- **Task brief**
What is to be printed is the span of lines starting at the one containing "Write a component" and ending at the one containing "import * as", reproduced exactly with pictures left out.

- **Listed records**
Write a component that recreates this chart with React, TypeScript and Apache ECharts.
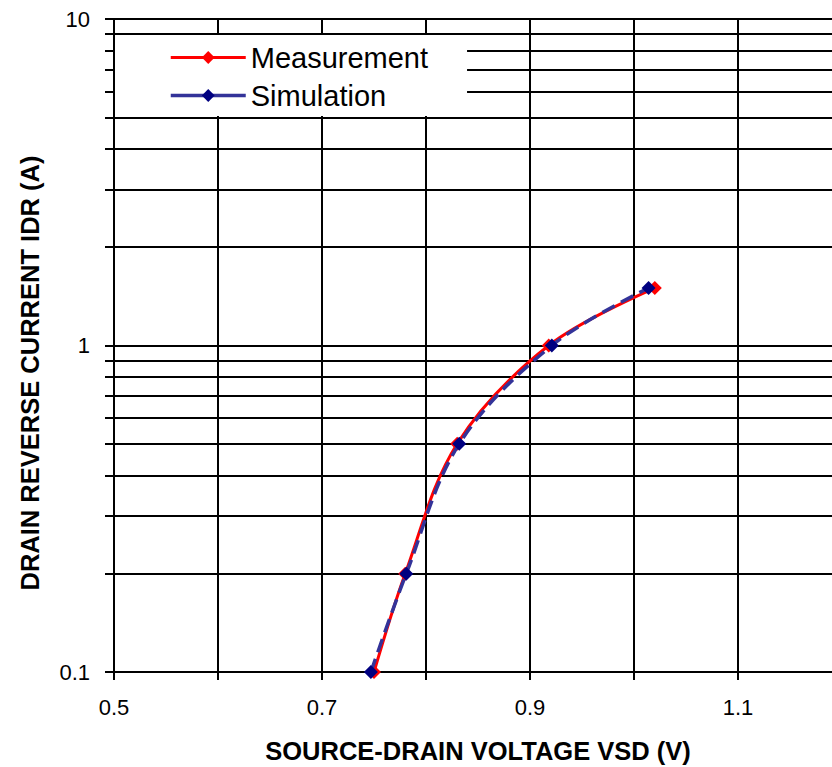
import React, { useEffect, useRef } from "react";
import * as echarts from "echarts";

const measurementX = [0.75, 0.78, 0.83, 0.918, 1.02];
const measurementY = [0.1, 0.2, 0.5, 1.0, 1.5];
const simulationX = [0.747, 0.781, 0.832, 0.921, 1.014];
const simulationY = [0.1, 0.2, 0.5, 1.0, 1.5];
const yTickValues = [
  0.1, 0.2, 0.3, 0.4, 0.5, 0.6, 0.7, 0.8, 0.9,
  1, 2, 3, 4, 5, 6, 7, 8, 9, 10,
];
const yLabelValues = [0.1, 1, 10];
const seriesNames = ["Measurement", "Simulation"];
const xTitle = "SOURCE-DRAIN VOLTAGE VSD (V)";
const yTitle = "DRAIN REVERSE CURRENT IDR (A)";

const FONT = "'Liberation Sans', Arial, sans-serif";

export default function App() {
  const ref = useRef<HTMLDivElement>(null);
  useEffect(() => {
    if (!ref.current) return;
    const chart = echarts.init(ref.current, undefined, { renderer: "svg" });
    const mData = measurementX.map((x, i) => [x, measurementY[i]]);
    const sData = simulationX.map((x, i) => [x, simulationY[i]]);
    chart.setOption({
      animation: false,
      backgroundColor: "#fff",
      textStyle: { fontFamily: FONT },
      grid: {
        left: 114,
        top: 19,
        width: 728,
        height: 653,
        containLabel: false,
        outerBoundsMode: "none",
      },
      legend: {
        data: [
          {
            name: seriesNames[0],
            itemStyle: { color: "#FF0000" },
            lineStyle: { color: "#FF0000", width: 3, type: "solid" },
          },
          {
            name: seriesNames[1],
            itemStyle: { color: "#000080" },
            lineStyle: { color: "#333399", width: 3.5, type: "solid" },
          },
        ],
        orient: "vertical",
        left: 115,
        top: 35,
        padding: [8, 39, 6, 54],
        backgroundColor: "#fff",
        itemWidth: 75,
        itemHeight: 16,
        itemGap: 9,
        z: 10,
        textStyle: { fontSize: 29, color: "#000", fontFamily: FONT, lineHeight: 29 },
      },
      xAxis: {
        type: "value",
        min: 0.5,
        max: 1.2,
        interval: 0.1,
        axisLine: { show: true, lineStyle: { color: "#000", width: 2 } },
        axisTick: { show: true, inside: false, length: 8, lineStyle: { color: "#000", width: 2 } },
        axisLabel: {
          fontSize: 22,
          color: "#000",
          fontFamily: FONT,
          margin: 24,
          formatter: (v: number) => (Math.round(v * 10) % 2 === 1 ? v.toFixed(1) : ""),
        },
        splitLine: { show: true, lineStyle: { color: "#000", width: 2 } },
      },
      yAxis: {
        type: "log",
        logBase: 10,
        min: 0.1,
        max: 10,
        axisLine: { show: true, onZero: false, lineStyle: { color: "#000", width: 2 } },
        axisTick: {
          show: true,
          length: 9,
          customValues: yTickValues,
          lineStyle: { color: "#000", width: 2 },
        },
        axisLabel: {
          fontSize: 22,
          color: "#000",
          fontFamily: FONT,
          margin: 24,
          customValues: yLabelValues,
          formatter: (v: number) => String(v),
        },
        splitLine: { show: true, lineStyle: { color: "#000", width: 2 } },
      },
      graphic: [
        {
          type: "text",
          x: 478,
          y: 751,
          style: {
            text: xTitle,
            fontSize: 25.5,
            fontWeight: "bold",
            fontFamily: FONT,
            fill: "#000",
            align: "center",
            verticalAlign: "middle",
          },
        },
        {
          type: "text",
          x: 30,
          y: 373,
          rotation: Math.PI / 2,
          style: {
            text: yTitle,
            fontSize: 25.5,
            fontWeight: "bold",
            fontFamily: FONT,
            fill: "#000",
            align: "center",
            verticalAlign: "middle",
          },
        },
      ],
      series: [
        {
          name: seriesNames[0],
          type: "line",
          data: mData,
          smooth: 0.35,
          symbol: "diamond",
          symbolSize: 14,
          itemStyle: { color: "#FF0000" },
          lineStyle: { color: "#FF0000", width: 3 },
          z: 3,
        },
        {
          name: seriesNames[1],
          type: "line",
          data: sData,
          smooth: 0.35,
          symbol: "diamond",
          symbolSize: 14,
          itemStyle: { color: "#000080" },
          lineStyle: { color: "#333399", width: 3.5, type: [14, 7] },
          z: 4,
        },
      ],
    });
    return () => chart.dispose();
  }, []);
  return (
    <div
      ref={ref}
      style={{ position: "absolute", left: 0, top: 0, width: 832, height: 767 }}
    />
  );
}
...
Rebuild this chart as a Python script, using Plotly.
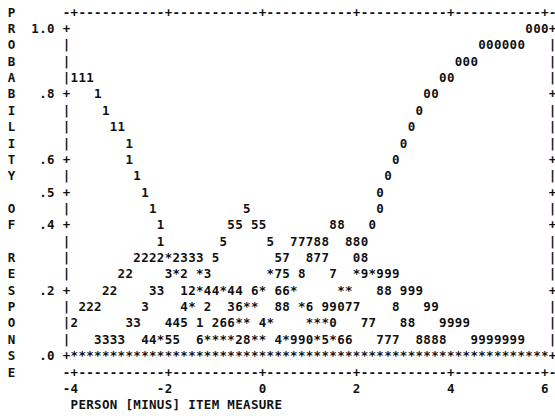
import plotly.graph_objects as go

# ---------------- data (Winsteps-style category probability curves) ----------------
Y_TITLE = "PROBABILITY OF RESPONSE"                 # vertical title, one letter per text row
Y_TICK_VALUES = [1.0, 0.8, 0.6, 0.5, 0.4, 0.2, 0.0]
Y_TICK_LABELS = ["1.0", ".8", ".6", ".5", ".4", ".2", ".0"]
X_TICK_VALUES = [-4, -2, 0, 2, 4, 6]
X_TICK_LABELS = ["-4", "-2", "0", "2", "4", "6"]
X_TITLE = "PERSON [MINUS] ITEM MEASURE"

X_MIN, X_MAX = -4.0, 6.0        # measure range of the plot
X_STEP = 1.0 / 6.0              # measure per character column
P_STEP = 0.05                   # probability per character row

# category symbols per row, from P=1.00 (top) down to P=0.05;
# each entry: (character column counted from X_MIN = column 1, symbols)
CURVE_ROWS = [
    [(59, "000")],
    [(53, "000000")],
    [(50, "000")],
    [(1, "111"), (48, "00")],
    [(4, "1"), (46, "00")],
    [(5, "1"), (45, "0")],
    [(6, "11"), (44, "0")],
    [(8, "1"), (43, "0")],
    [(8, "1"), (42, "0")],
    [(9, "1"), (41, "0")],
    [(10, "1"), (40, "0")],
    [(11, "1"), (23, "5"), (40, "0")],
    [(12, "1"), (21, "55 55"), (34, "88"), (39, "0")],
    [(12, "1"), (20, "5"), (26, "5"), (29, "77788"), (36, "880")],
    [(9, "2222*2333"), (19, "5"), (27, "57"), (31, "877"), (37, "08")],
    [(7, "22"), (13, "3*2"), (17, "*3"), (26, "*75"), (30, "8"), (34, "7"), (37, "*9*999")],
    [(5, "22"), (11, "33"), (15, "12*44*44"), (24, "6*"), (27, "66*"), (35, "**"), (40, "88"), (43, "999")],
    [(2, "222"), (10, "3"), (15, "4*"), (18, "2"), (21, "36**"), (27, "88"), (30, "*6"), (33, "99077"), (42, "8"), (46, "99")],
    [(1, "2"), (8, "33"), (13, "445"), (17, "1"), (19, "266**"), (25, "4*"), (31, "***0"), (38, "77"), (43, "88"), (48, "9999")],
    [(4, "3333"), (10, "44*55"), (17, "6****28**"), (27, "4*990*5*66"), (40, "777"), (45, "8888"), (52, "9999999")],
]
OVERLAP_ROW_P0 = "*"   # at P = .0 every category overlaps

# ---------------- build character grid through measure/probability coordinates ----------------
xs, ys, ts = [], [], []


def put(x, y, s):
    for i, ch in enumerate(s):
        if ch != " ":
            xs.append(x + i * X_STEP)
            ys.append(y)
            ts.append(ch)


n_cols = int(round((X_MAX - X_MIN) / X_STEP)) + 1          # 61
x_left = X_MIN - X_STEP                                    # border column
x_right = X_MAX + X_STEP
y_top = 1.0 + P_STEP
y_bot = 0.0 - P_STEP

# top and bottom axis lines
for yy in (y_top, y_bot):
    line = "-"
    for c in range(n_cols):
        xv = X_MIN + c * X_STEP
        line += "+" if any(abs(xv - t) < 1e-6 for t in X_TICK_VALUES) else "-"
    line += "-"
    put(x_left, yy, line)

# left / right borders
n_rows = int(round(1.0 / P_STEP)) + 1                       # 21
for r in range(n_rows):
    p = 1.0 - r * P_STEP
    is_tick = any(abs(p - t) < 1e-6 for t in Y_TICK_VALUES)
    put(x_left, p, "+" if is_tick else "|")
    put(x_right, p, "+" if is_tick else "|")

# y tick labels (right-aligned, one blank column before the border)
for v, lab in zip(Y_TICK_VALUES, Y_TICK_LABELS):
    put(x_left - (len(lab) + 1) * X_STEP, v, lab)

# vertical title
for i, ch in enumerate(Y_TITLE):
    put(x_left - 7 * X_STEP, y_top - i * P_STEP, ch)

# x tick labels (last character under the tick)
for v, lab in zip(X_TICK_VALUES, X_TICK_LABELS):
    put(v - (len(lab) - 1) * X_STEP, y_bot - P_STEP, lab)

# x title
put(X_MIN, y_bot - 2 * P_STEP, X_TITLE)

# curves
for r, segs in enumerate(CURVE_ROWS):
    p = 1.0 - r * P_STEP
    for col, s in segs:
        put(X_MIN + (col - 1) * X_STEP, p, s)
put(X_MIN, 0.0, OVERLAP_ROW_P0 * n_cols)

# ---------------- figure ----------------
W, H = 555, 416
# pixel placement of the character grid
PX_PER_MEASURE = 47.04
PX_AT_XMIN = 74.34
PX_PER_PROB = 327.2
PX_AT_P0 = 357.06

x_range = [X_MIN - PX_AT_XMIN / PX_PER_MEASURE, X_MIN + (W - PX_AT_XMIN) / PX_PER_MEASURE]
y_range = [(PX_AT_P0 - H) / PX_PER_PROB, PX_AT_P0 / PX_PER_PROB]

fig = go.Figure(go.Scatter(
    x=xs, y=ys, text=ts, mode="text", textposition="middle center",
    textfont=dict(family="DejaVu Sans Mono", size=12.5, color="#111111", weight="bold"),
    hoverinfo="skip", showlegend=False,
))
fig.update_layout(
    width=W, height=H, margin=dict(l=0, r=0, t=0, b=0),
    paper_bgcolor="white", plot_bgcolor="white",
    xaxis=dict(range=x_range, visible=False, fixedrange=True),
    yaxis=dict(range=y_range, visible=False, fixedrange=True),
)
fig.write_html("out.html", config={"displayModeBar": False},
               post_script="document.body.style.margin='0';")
==
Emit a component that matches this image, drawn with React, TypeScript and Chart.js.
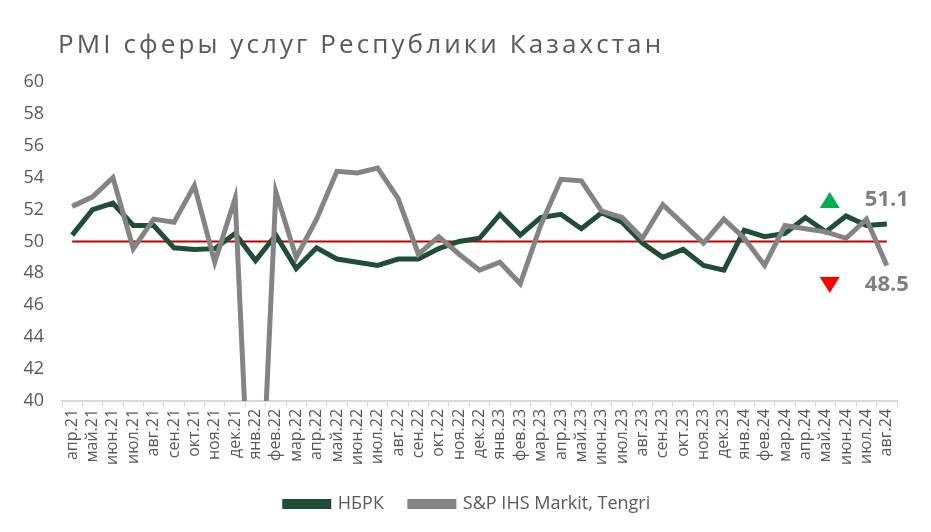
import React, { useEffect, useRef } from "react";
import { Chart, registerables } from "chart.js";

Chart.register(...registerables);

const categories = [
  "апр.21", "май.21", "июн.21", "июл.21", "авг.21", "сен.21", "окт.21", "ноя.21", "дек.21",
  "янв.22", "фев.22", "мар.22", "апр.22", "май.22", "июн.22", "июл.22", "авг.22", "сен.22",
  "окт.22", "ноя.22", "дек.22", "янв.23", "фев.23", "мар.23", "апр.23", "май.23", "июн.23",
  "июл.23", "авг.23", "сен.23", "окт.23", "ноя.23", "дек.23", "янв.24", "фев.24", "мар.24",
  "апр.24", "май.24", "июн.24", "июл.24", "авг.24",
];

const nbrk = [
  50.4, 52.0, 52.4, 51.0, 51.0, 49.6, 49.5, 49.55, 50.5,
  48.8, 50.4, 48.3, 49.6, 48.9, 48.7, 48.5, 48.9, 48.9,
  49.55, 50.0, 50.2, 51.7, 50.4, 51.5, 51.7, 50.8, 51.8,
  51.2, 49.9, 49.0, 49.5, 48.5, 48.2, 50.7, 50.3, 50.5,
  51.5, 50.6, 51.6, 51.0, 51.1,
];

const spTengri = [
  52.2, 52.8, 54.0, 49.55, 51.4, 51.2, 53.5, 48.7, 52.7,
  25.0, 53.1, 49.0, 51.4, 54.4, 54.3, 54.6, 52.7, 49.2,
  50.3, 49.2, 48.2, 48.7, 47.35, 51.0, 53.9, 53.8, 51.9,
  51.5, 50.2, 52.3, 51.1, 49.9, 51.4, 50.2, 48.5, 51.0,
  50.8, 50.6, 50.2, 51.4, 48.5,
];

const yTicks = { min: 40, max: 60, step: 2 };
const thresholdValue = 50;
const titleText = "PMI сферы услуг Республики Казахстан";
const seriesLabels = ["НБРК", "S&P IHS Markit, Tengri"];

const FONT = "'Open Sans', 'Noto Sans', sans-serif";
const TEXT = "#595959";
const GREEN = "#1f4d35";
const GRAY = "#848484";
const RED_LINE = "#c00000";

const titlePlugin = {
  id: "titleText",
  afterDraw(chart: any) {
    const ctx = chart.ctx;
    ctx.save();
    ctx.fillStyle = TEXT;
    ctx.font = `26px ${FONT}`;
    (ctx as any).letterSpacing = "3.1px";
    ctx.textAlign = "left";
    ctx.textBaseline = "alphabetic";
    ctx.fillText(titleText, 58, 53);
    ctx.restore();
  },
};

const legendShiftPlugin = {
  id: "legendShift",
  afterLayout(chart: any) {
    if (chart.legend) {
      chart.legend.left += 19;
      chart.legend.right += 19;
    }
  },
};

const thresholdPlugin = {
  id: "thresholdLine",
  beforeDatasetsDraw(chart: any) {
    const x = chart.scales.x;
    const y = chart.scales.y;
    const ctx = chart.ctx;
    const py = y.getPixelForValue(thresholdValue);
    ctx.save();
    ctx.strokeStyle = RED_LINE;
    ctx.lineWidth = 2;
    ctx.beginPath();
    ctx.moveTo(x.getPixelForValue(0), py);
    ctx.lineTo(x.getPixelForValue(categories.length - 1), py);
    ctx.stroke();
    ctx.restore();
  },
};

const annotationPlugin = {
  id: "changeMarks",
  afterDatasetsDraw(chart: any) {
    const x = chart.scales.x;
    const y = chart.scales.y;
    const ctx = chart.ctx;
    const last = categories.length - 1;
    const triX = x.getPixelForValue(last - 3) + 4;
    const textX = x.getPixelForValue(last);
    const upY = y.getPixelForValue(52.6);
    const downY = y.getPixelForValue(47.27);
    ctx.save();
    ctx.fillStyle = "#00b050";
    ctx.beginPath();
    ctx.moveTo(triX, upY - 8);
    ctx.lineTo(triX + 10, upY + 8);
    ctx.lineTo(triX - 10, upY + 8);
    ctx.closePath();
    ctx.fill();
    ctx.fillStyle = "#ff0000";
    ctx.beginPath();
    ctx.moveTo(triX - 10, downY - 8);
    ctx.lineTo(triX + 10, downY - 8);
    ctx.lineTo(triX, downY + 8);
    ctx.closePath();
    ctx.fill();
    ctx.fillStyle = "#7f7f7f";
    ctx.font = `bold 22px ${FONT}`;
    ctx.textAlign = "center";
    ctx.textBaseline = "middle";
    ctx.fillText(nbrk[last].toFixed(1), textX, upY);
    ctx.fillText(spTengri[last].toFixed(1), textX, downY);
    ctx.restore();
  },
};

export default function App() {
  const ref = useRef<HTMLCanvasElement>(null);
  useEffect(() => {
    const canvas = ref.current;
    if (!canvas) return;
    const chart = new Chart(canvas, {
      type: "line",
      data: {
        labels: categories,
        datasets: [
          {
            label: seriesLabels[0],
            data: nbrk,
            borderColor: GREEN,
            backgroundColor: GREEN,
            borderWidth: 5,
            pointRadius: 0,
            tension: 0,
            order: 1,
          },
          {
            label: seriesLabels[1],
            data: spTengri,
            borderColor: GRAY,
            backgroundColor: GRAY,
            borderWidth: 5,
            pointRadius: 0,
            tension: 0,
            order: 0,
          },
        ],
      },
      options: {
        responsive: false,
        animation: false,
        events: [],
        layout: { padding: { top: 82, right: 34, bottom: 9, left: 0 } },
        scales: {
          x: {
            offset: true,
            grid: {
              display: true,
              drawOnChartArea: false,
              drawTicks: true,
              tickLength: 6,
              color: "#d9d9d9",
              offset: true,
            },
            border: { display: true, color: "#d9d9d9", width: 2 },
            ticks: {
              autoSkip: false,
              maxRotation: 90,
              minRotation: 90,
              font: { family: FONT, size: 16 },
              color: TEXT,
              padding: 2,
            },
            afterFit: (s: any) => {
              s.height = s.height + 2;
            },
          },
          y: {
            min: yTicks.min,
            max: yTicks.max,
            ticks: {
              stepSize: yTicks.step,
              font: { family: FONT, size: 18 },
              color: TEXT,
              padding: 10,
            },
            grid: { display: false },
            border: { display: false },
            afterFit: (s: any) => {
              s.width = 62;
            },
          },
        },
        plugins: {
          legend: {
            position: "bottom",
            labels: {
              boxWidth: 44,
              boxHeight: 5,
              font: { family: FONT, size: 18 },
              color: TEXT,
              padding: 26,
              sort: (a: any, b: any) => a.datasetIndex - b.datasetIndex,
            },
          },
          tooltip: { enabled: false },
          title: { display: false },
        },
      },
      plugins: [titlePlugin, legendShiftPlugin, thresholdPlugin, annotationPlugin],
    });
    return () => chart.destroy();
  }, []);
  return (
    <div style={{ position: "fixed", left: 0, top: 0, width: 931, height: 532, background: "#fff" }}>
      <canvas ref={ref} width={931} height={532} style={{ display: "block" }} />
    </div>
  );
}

- **Exercise output**
Write a component that recreates this chart with React, TypeScript and Apache ECharts.
import React, { useEffect, useRef } from "react";
import * as echarts from "echarts";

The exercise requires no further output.